To be done: Reproduce nothing but the lines from the start of the material through the line that includes "1.436,1.434,1.432,1.434,1.435,1.435,1.437,1.437,1.436];", both ends included, and omit every picture.

:: Recorded data

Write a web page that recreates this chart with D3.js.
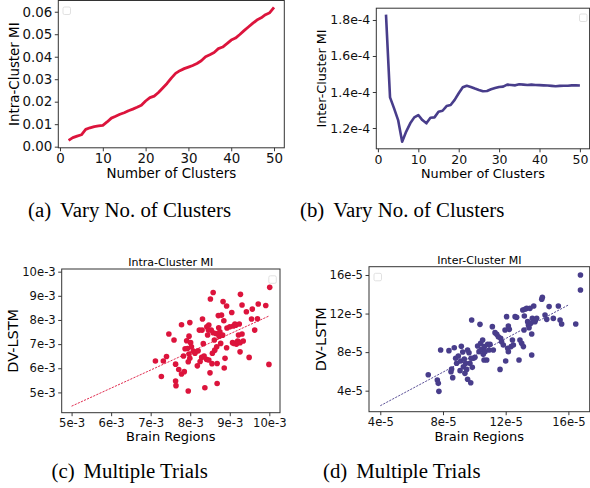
<!DOCTYPE html>
<html>
<head>
<meta charset="utf-8">
<script src="https://cdn.jsdelivr.net/npm/d3@7"></script>
<style>
  body { margin: 0; background: #fff; }
  text { font-family: "DejaVu Sans", sans-serif; }
  .cap { font-family: "Liberation Serif", "Times New Roman", serif; }
</style>
</head>
<body>
<div id="fig"></div>
<script>
// (a) / (b): varying number of clusters
const nClusters = [2,3,4,5,6,7,8,9,10,11,12,13,14,15,16,17,18,19,20,21,22,23,24,25,26,
  27,28,29,30,31,32,33,34,35,36,37,38,39,40,41,42,43,44,45,46,47,48,49,50];
const intraMI = [0.0028,0.0040,0.0047,0.0053,0.0077,0.0084,0.0089,0.0092,0.0095,0.0110,
  0.0127,0.0135,0.0144,0.0151,0.0160,0.0167,0.0175,0.0184,0.0203,0.0218,0.0225,0.0241,
  0.0261,0.0281,0.0305,0.0326,0.0338,0.0347,0.0354,0.0361,0.0370,0.0382,0.0400,0.0409,
  0.0419,0.0436,0.0443,0.0458,0.0474,0.0483,0.0499,0.0516,0.0532,0.0548,0.0563,0.0573,
  0.0587,0.0596,0.0619];
// inter-cluster MI in units of 1e-4
const interMI = [1.83,1.37,1.309,1.244,1.124,1.18,1.226,1.259,1.272,1.244,1.226,1.257,
  1.259,1.29,1.296,1.322,1.328,1.356,1.393,1.426,1.435,1.428,1.419,1.411,1.404,1.406,
  1.415,1.422,1.428,1.43,1.441,1.439,1.437,1.443,1.441,1.439,1.441,1.439,1.438,1.437,
  1.436,1.434,1.432,1.434,1.435,1.435,1.437,1.437,1.436];

// (c) intra-cluster trials, [brain regions, DV-LSTM] in units of 1e-3
const trialsC = [[7.12,6.30],[7.27,5.66],[7.32,6.30],[7.40,6.49],[7.46,7.42],[7.59,7.17],
  [7.63,6.17],[7.63,5.47],[7.64,5.28],[7.71,5.95],[7.78,7.80],[7.78,5.76],[7.83,6.51],
  [7.85,5.86],[7.91,7.14],[7.87,6.81],[7.93,6.82],[7.95,5.06],[7.99,7.89],[7.97,7.33],
  [8.01,7.06],[7.97,6.59],[7.99,6.41],[7.95,6.27],[8.03,6.89],[8.08,6.71],[8.12,6.62],
  [8.18,6.10],[8.20,6.72],[8.23,7.58],[8.25,6.28],[8.30,7.58],[8.31,8.04],[8.33,7.02],
  [8.29,6.45],[8.35,6.51],[8.37,5.19],[8.41,6.37],[8.42,7.72],[8.44,7.38],[8.46,7.58],
  [8.47,7.79],[8.47,6.34],[8.50,5.81],[8.51,8.87],[8.53,7.58],[8.55,6.19],[8.56,6.62],
  [8.58,9.14],[8.58,7.47],[8.61,7.17],[8.62,6.75],[8.65,7.44],[8.67,6.89],[8.68,6.20],
  [8.68,5.37],[8.71,8.18],[8.72,7.68],[8.73,7.33],[8.75,7.51],[8.77,7.03],[8.79,8.20],
  [8.82,7.37],[8.83,8.76],[8.85,7.97],[8.88,6.41],[8.86,6.01],[8.92,8.58],[8.92,6.85],
  [8.93,7.67],[9.00,7.72],[9.05,8.31],[9.07,7.06],[9.09,7.75],[9.11,7.03],[9.13,7.83],
  [9.15,7.78],[9.17,7.00],[9.20,7.13],[9.22,7.38],[9.24,7.83],[9.26,7.06],[9.26,6.68],
  [9.27,9.06],[9.31,8.62],[9.31,7.42],[9.34,7.13],[9.42,8.34],[9.49,6.45],[9.55,8.04],
  [9.57,8.45],[9.63,7.58],[9.70,8.05],[9.72,8.66],[9.91,8.60],[9.99,6.16],[10.01,9.35]];
const fitC = [[5.0,4.43],[10.0,8.17]];

// (d) inter-cluster trials, in units of 1e-5
const trialsD = [[7.06,5.66],[7.64,5.11],[7.70,4.76],[7.74,3.93],[7.85,8.22],[8.38,8.15],
  [8.51,5.97],[8.55,6.25],[8.62,5.35],[8.72,8.46],[8.81,7.36],[8.87,6.84],[8.98,7.60],
  [9.09,6.08],[9.13,7.08],[9.17,8.60],[9.26,8.01],[9.30,6.49],[9.36,7.29],[9.40,5.80],
  [9.45,6.84],[9.51,6.21],[9.57,5.18],[9.57,8.22],[9.66,7.94],[9.72,6.84],[9.77,4.83],
  [9.79,7.36],[9.83,11.33],[9.87,6.42],[9.94,7.36],[10.04,7.46],[10.21,8.63],[10.30,8.05],
  [10.36,10.88],[10.40,8.91],[10.47,8.29],[10.53,9.26],[10.57,7.77],[10.62,7.18],
  [10.64,8.57],[10.68,8.05],[10.79,7.18],[10.85,8.81],[10.94,8.22],[11.00,8.81],
  [11.15,10.64],[11.21,8.22],[11.32,10.02],[11.43,9.85],[11.53,9.60],[11.64,6.21],
  [11.68,9.43],[11.74,9.08],[11.85,8.74],[11.96,10.29],[12.00,7.08],[12.06,11.68],
  [12.13,8.39],[12.17,10.71],[12.23,10.36],[12.17,8.05],[12.34,8.57],[12.43,9.26],
  [12.49,8.74],[12.60,11.68],[12.70,11.61],[12.85,7.18],[12.91,9.26],[13.02,8.91],
  [13.09,12.37],[13.13,8.57],[13.17,10.29],[13.23,12.44],[13.19,11.75],[13.34,12.54],
  [13.40,11.16],[13.45,10.81],[13.49,10.54],[13.55,12.54],[13.60,10.99],[13.66,9.88],
  [13.66,7.70],[13.70,11.50],[13.79,12.78],[13.87,11.16],[13.98,11.50],[14.30,13.48],
  [14.34,13.68],[14.51,11.85],[14.62,11.40],[14.77,12.72],[15.04,11.50],[15.36,12.78],
  [15.47,11.33],[15.57,10.92],[16.47,10.92],[16.77,14.44],[16.77,16.00]];
const fitD = [[4.0,2.44],[16.0,12.89]];

const captions = [["(a)", "Vary No. of Clusters"], ["(b)", "Vary No. of Clusters"],
  ["(c)", "Multiple Trials"], ["(d)", "Multiple Trials"]];

const red = "#dc143c", blue = "#483d8b";

const svg = d3.select("#fig").append("svg")
  .attr("width", 590)
  .attr("height", 488);
svg.append("rect").attr("width", 590).attr("height", 488).attr("fill", "#fff");

// ticks, labels and spines for one panel
function axes(x, y, o) {
  const [x0, x1] = x.range(), [y0, y1] = y.range();
  const gx = svg.append("g").attr("transform", `translate(0,${y0})`)
    .call(d3.axisBottom(x).tickValues(o.xt).tickFormat(o.xf).tickSize(3.5).tickPadding(2.5));
  const gy = svg.append("g").attr("transform", `translate(${x0},0)`)
    .call(d3.axisLeft(y).tickValues(o.yt).tickFormat(o.yf).tickSize(3.5).tickPadding(2.5));
  [gx, gy].forEach(g => {
    g.attr("font-family", null).attr("font-size", o.fs);
    g.select(".domain").remove();
    g.selectAll("line").attr("stroke", "#222").attr("stroke-width", 0.9);
    g.selectAll("text").attr("fill", "#111");
  });
  svg.append("rect")
    .attr("x", x0).attr("y", y1)
    .attr("width", x1 - x0).attr("height", y0 - y1)
    .attr("fill", "none").attr("stroke", "#333").attr("stroke-width", 1);
  svg.append("text").attr("x", (x0 + x1) / 2).attr("y", o.xly)
    .attr("text-anchor", "middle").attr("font-size", o.lfs).text(o.xl);
  svg.append("text").attr("transform", "rotate(-90)")
    .attr("x", -(y0 + y1) / 2).attr("y", o.ylx)
    .attr("text-anchor", "middle").attr("font-size", o.ylfs || o.lfs).text(o.yl);
  if (o.title) {
    svg.append("text").attr("x", (x0 + x1) / 2).attr("y", y1 - 3)
      .attr("text-anchor", "middle").attr("font-size", 11).text(o.title);
  }
  // empty legend box
  svg.append("rect").attr("x", o.leg[0]).attr("y", o.leg[1])
    .attr("width", 7.5).attr("height", 7.5).attr("rx", 1.5)
    .attr("fill", "#fff").attr("stroke", "#d9d9d9").attr("stroke-width", 0.8);
}

// (a)
const xa = d3.scaleLinear().domain([-0.4, 52.4]).range([58.3, 284.3]),
      ya = d3.scaleLinear().domain([-0.0005, 0.065]).range([147.8, 0.5]);
axes(xa, ya, {
  xt: [0,10,20,30,40,50], xf: d3.format("d"),
  yt: [0,0.01,0.02,0.03,0.04,0.05,0.06], yf: d3.format(".2f"),
  fs: 13.4, lfs: 13.4, xl: "Number of Clusters", yl: "Intra-Cluster MI",
  xly: 177.5, ylx: 19, leg: [63, 7]
});
svg.append("path")
  .datum(nClusters.map((c, i) => [c, intraMI[i]]))
  .attr("fill", "none").attr("stroke", red).attr("stroke-width", 2.8)
  .attr("stroke-linejoin", "round")
  .attr("d", d3.line().x(d => xa(d[0])).y(d => ya(d[1])));

// (b)
const xb = d3.scaleLinear().domain([-0.4, 52.4]).range([376.3, 589.6]),
      yb = d3.scaleLinear().domain([1.0845, 1.8655]).range([148.8, 8.2]);
axes(xb, yb, {
  xt: [0,10,20,30,40,50], xf: d3.format("d"),
  yt: [1.2,1.4,1.6,1.8], yf: d => d.toFixed(1) + "e-4",
  fs: 12.5, lfs: 12.8, xl: "Number of Clusters", yl: "Inter-Cluster MI",
  xly: 177.5, ylx: 326, leg: [579.5, 14]
});
svg.append("path")
  .datum(nClusters.map((c, i) => [c, interMI[i]]))
  .attr("fill", "none").attr("stroke", blue).attr("stroke-width", 2.6)
  .attr("stroke-linejoin", "round")
  .attr("d", d3.line().x(d => xb(d[0])).y(d => yb(d[1])));

// (c)
const xc = d3.scaleLinear().domain([4.75, 10.27]).range([61.7, 280]),
      yc = d3.scaleLinear().domain([4.16, 10.11]).range([412.7, 269]);
axes(xc, yc, {
  xt: [5,6,7,8,9,10], xf: d => d + "e-3",
  yt: [5,6,7,8,9,10], yf: d => d + "e-3",
  fs: 11.6, lfs: 13, ylfs: 14.5, xl: "Brain Regions", yl: "DV-LSTM",
  xly: 441, ylx: 18, title: "Intra-Cluster MI", leg: [268.8, 275.8]
});
svg.append("path").datum(fitC)
  .attr("fill", "none").attr("stroke", red).attr("stroke-width", 0.9)
  .attr("stroke-dasharray", "2.2,1.2")
  .attr("d", d3.line().x(d => xc(d[0])).y(d => yc(d[1])));
svg.append("g").selectAll("circle").data(trialsC).enter().append("circle")
  .attr("cx", d => xc(d[0])).attr("cy", d => yc(d[1])).attr("r", 2.8)
  .attr("fill", red);

// (d)
const xd = d3.scaleLinear().domain([3.28, 17.36]).range([369, 589.7]),
      yd = d3.scaleLinear().domain([1.82, 16.86]).range([411.7, 266.7]);
axes(xd, yd, {
  xt: [4,8,12,16], xf: d => d + "e-5",
  yt: [4,8,12,16], yf: d => d + "e-5",
  fs: 11.6, lfs: 13, ylfs: 14.5, xl: "Brain Regions", yl: "DV-LSTM",
  xly: 441, ylx: 326, title: "Inter-Cluster MI", leg: [374, 273.3]
});
svg.append("path").datum(fitD)
  .attr("fill", "none").attr("stroke", blue).attr("stroke-width", 0.9)
  .attr("stroke-dasharray", "2.2,1.2")
  .attr("d", d3.line().x(d => xd(d[0])).y(d => yd(d[1])));
svg.append("g").selectAll("circle").data(trialsD).enter().append("circle")
  .attr("cx", d => xd(d[0])).attr("cy", d => yd(d[1])).attr("r", 2.8)
  .attr("fill", blue);

// sub-figure captions
const capPos = [[28, 217], [300, 217], [51.5, 478], [323, 478]];
captions.forEach((c, i) => {
  const t = svg.append("text").attr("class", "cap")
    .attr("x", capPos[i][0]).attr("y", capPos[i][1]).attr("font-size", 20.8);
  t.append("tspan").text(c[0]);
  t.append("tspan").attr("dx", 9).text(c[1]);
});
</script>
</body>
</html>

::::

Output below:
Write a web page that recreates this chart with D3.js.
<!DOCTYPE html>
<html>
<head>
<meta charset="utf-8">
<script src="https://cdn.jsdelivr.net/npm/d3@7"></script>
<style>
  body { margin: 0; background: #fff; }
  text { font-family: "DejaVu Sans", sans-serif; }
  .cap { font-family: "Liberation Serif", "Times New Roman", serif; }
</style>
</head>
<body>
<div id="fig"></div>
<script>
// (a) / (b): varying number of clusters
const nClusters = [2,3,4,5,6,7,8,9,10,11,12,13,14,15,16,17,18,19,20,21,22,23,24,25,26,
  27,28,29,30,31,32,33,34,35,36,37,38,39,40,41,42,43,44,45,46,47,48,49,50];
const intraMI = [0.0028,0.0040,0.0047,0.0053,0.0077,0.0084,0.0089,0.0092,0.0095,0.0110,
  0.0127,0.0135,0.0144,0.0151,0.0160,0.0167,0.0175,0.0184,0.0203,0.0218,0.0225,0.0241,
  0.0261,0.0281,0.0305,0.0326,0.0338,0.0347,0.0354,0.0361,0.0370,0.0382,0.0400,0.0409,
  0.0419,0.0436,0.0443,0.0458,0.0474,0.0483,0.0499,0.0516,0.0532,0.0548,0.0563,0.0573,
  0.0587,0.0596,0.0619];
// inter-cluster MI in units of 1e-4
const interMI = [1.83,1.37,1.309,1.244,1.124,1.18,1.226,1.259,1.272,1.244,1.226,1.257,
  1.259,1.29,1.296,1.322,1.328,1.356,1.393,1.426,1.435,1.428,1.419,1.411,1.404,1.406,
  1.415,1.422,1.428,1.43,1.441,1.439,1.437,1.443,1.441,1.439,1.441,1.439,1.438,1.437,
  1.436,1.434,1.432,1.434,1.435,1.435,1.437,1.437,1.436];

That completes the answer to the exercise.